▶ _REQUEST_
Write out each line of the listing as it stands, without the images.
****************
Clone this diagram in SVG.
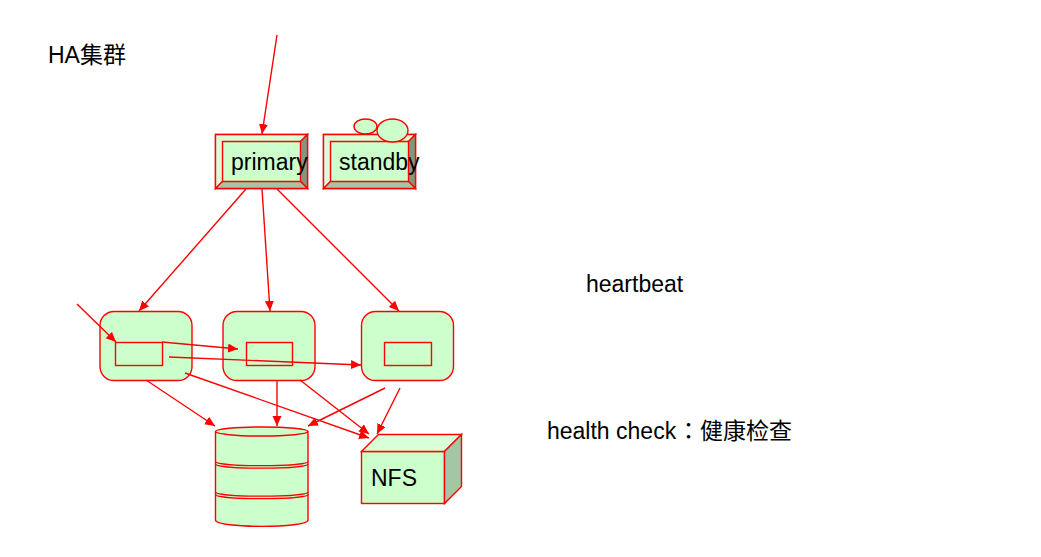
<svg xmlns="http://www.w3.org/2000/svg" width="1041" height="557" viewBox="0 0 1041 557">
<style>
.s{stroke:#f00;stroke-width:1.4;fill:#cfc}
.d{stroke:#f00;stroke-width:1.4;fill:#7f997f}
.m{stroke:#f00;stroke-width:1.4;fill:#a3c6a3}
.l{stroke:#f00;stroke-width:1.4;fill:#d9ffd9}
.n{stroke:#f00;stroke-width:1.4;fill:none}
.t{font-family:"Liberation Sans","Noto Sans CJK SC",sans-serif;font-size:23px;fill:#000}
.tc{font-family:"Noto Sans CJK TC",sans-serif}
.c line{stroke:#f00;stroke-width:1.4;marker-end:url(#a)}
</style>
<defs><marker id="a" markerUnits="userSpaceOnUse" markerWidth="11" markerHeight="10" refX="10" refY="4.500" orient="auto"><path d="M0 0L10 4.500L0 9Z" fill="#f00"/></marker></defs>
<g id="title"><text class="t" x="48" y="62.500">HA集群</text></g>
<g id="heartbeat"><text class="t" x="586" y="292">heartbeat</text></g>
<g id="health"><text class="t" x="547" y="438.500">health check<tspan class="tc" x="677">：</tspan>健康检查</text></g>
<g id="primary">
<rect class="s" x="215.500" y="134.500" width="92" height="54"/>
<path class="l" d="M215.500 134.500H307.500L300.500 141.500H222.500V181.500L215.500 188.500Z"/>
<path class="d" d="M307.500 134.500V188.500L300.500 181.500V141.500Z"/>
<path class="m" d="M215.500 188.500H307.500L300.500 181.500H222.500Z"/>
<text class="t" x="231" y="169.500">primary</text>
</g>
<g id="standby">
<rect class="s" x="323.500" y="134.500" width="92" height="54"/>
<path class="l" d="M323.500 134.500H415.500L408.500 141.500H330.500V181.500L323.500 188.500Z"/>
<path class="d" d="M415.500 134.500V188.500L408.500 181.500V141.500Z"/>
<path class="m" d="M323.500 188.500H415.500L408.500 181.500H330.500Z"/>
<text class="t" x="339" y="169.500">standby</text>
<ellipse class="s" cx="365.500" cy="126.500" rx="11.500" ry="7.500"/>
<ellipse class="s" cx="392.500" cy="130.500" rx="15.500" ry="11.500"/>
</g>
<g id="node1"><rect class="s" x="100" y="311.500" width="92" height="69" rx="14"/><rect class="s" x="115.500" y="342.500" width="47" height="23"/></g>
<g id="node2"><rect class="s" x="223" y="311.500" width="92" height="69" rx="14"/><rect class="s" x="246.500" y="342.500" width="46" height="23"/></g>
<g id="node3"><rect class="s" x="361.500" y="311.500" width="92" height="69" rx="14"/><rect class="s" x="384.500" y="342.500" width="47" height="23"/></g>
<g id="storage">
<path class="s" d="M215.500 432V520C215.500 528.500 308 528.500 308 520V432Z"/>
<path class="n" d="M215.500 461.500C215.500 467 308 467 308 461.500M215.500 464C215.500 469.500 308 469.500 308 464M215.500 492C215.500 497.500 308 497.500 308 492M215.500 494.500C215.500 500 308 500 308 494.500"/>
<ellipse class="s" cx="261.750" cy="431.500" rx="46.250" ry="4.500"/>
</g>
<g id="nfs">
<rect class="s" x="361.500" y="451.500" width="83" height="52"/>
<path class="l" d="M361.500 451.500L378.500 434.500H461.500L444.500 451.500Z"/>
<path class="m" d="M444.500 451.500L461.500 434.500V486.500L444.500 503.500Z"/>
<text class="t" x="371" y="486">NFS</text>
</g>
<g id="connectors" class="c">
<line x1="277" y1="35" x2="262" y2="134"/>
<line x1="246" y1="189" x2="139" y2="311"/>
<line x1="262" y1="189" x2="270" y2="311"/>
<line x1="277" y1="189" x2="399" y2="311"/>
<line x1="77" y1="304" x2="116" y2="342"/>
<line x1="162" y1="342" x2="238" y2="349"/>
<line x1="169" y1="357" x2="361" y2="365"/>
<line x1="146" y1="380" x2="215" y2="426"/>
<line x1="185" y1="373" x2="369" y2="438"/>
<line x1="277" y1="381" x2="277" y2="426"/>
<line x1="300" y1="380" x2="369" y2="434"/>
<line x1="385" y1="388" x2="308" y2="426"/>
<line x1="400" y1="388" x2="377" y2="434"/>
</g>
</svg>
****************
▶ _WORKED ANSWER_
Clone this diagram in SVG.
<svg xmlns="http://www.w3.org/2000/svg" width="1041" height="557" viewBox="0 0 1041 557">
<style>
.s{stroke:#f00;stroke-width:1.4;fill:#cfc}
.d{stroke:#f00;stroke-width:1.4;fill:#7f997f}
.m{stroke:#f00;stroke-width:1.4;fill:#a3c6a3}
.l{stroke:#f00;stroke-width:1.4;fill:#d9ffd9}
.n{stroke:#f00;stroke-width:1.4;fill:none}
.t{font-family:"Liberation Sans","Noto Sans CJK SC",sans-serif;font-size:23px;fill:#000}
.tc{font-family:"Noto Sans CJK TC",sans-serif}
.c line{stroke:#f00;stroke-width:1.4;marker-end:url(#a)}
</style>
<defs><marker id="a" markerUnits="userSpaceOnUse" markerWidth="11" markerHeight="10" refX="10" refY="4.500" orient="auto"><path d="M0 0L10 4.500L0 9Z" fill="#f00"/></marker></defs>
<g id="title"><text class="t" x="48" y="62.500">HA集群</text></g>
<g id="heartbeat"><text class="t" x="586" y="292">heartbeat</text></g>
<g id="health"><text class="t" x="547" y="438.500">health check<tspan class="tc" x="677">：</tspan>健康检查</text></g>
<g id="primary">
<rect class="s" x="215.500" y="134.500" width="92" height="54"/>
<path class="l" d="M215.500 134.500H307.500L300.500 141.500H222.500V181.500L215.500 188.500Z"/>
<path class="d" d="M307.500 134.500V188.500L300.500 181.500V141.500Z"/>
<path class="m" d="M215.500 188.500H307.500L300.500 181.500H222.500Z"/>
<text class="t" x="231" y="169.500">primary</text>
</g>
<g id="standby">
<rect class="s" x="323.500" y="134.500" width="92" height="54"/>
<path class="l" d="M323.500 134.500H415.500L408.500 141.500H330.500V181.500L323.500 188.500Z"/>
<path class="d" d="M415.500 134.500V188.500L408.500 181.500V141.500Z"/>
<path class="m" d="M323.500 188.500H415.500L408.500 181.500H330.500Z"/>
<text class="t" x="339" y="169.500">standby</text>
<ellipse class="s" cx="365.500" cy="126.500" rx="11.500" ry="7.500"/>
<ellipse class="s" cx="392.500" cy="130.500" rx="15.500" ry="11.500"/>
</g>
<g id="node1"><rect class="s" x="100" y="311.500" width="92" height="69" rx="14"/><rect class="s" x="115.500" y="342.500" width="47" height="23"/></g>
<g id="node2"><rect class="s" x="223" y="311.500" width="92" height="69" rx="14"/><rect class="s" x="246.500" y="342.500" width="46" height="23"/></g>
<g id="node3"><rect class="s" x="361.500" y="311.500" width="92" height="69" rx="14"/><rect class="s" x="384.500" y="342.500" width="47" height="23"/></g>
<g id="storage">
<path class="s" d="M215.500 432V520C215.500 528.500 308 528.500 308 520V432Z"/>
<path class="n" d="M215.500 461.500C215.500 467 308 467 308 461.500M215.500 464C215.500 469.500 308 469.500 308 464M215.500 492C215.500 497.500 308 497.500 308 492M215.500 494.500C215.500 500 308 500 308 494.500"/>
<ellipse class="s" cx="261.750" cy="431.500" rx="46.250" ry="4.500"/>
</g>
<g id="nfs">
<rect class="s" x="361.500" y="451.500" width="83" height="52"/>
<path class="l" d="M361.500 451.500L378.500 434.500H461.500L444.500 451.500Z"/>
<path class="m" d="M444.500 451.500L461.500 434.500V486.500L444.500 503.500Z"/>
<text class="t" x="371" y="486">NFS</text>
</g>
<g id="connectors" class="c">
<line x1="277" y1="35" x2="262" y2="134"/>
<line x1="246" y1="189" x2="139" y2="311"/>
<line x1="262" y1="189" x2="270" y2="311"/>
<line x1="277" y1="189" x2="399" y2="311"/>
<line x1="77" y1="304" x2="116" y2="342"/>
<line x1="162" y1="342" x2="238" y2="349"/>
<line x1="169" y1="357" x2="361" y2="365"/>
<line x1="146" y1="380" x2="215" y2="426"/>
<line x1="185" y1="373" x2="369" y2="438"/>
<line x1="277" y1="381" x2="277" y2="426"/>
<line x1="300" y1="380" x2="369" y2="434"/>
<line x1="385" y1="388" x2="308" y2="426"/>
<line x1="400" y1="388" x2="377" y2="434"/>
</g>
</svg>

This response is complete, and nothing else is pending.